══ DATA SEGMENT
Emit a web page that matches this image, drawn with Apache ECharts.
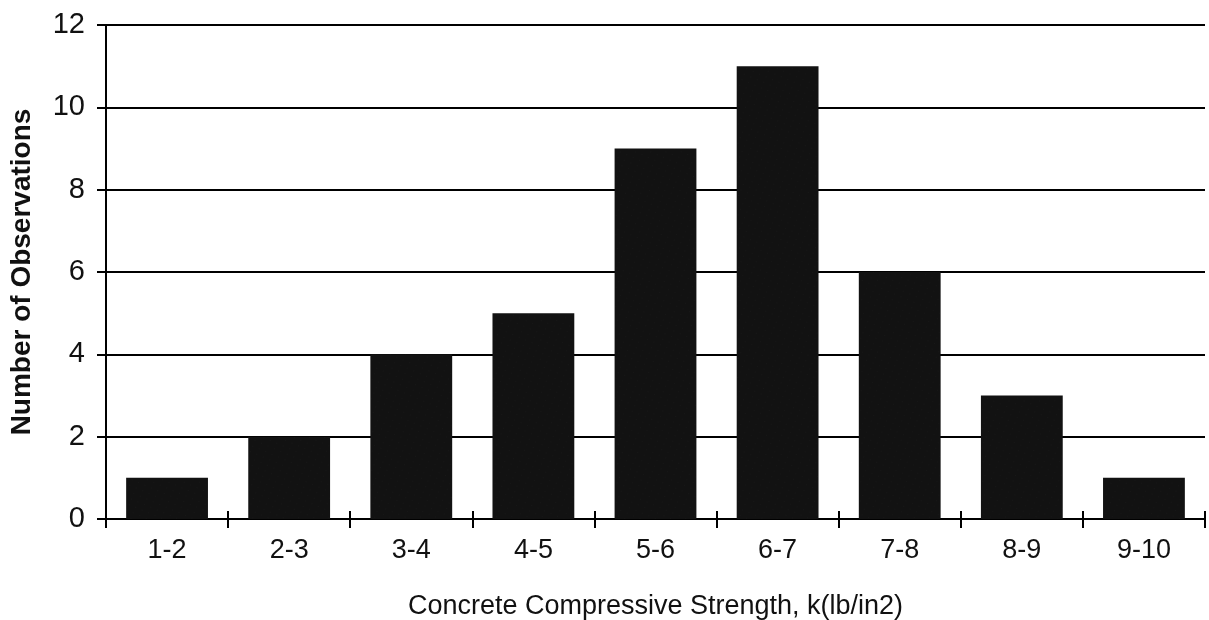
<!DOCTYPE html>
<html>
<head>
<meta charset="utf-8">
<script src="https://cdn.jsdelivr.net/npm/echarts@6/dist/echarts.min.js"></script>
<style>
  html, body { margin: 0; padding: 0; background: #fff; }
  #chart { width: 1209px; height: 620px; }
</style>
</head>
<body>
<div id="chart"></div>
<script>
// strength classes, k(lb/in2)
var categories = ['1-2', '2-3', '3-4', '4-5', '5-6', '6-7', '7-8', '8-9', '9-10'];
// number of observations per class
var counts = [1, 2, 4, 5, 9, 11, 6, 3, 1];
var yTicks = [0, 2, 4, 6, 8, 10, 12];

var chart = echarts.init(document.getElementById('chart'));

var font = 'Liberation Sans';

var option = {
  animation: false,
  backgroundColor: '#fff',
  grid: {
    left: 106,
    right: 4,
    top: 25,
    bottom: 101,
    outerBoundsMode: 'none'
  },
  xAxis: [
    {
      type: 'category',
      data: categories,
      name: 'Concrete Compressive Strength, k(lb/in2)',
      nameLocation: 'middle',
      nameGap: 74,
      nameTextStyle: { fontFamily: font, fontSize: 27, color: '#111' },
      axisLine: { lineStyle: { color: '#000', width: 2 } },
      axisTick: { show: true, length: 9, lineStyle: { color: '#000', width: 2 } },
      axisLabel: { margin: 18, fontFamily: font, fontSize: 27, color: '#111' },
      splitLine: { show: false }
    },
    {
      // same axis again, only for the tick marks that cross above the line
      type: 'category',
      data: categories,
      position: 'bottom',
      axisLine: { show: false },
      axisTick: { show: true, inside: true, length: 8, lineStyle: { color: '#000', width: 2 } },
      axisLabel: { show: false },
      splitLine: { show: false }
    }
  ],
  yAxis: {
    type: 'value',
    min: yTicks[0],
    max: yTicks[yTicks.length - 1],
    interval: 2,
    name: 'Number of Observations',
    nameLocation: 'middle',
    nameGap: 70,
    nameTextStyle: { fontFamily: font, fontSize: 28, fontWeight: 'bold', color: '#111' },
    axisLine: { show: true, lineStyle: { color: '#000', width: 2 } },
    axisTick: { show: true, length: 9, lineStyle: { color: '#000', width: 2 } },
    axisLabel: { margin: 21, fontFamily: font, fontSize: 29, color: '#111' },
    splitLine: { show: true, lineStyle: { color: '#000', width: 2 } }
  },
  series: [
    {
      type: 'bar',
      data: counts,
      barCategoryGap: '33%',
      itemStyle: {
        color: '#121212',
        decal: {
          symbol: 'rect',
          symbolSize: 0.25,
          color: 'rgba(255,255,255,0.35)',
          dashArrayX: [1, 6],
          dashArrayY: [1, 5],
          rotation: 0.4
        }
      }
    }
  ]
};

chart.setOption(option);
</script>
</body>
</html>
════
**GIVEN TASK:** Reproduce the material above from its first line through the line containing "var font = 'Liberation Sans';", both ends included, and skip every picture.

**ANSWER TO THIS PROBLEM:**
Emit a web page that matches this image, drawn with Apache ECharts.
<!DOCTYPE html>
<html>
<head>
<meta charset="utf-8">
<script src="https://cdn.jsdelivr.net/npm/echarts@6/dist/echarts.min.js"></script>
<style>
  html, body { margin: 0; padding: 0; background: #fff; }
  #chart { width: 1209px; height: 620px; }
</style>
</head>
<body>
<div id="chart"></div>
<script>
// strength classes, k(lb/in2)
var categories = ['1-2', '2-3', '3-4', '4-5', '5-6', '6-7', '7-8', '8-9', '9-10'];
// number of observations per class
var counts = [1, 2, 4, 5, 9, 11, 6, 3, 1];
var yTicks = [0, 2, 4, 6, 8, 10, 12];

var chart = echarts.init(document.getElementById('chart'));

var font = 'Liberation Sans';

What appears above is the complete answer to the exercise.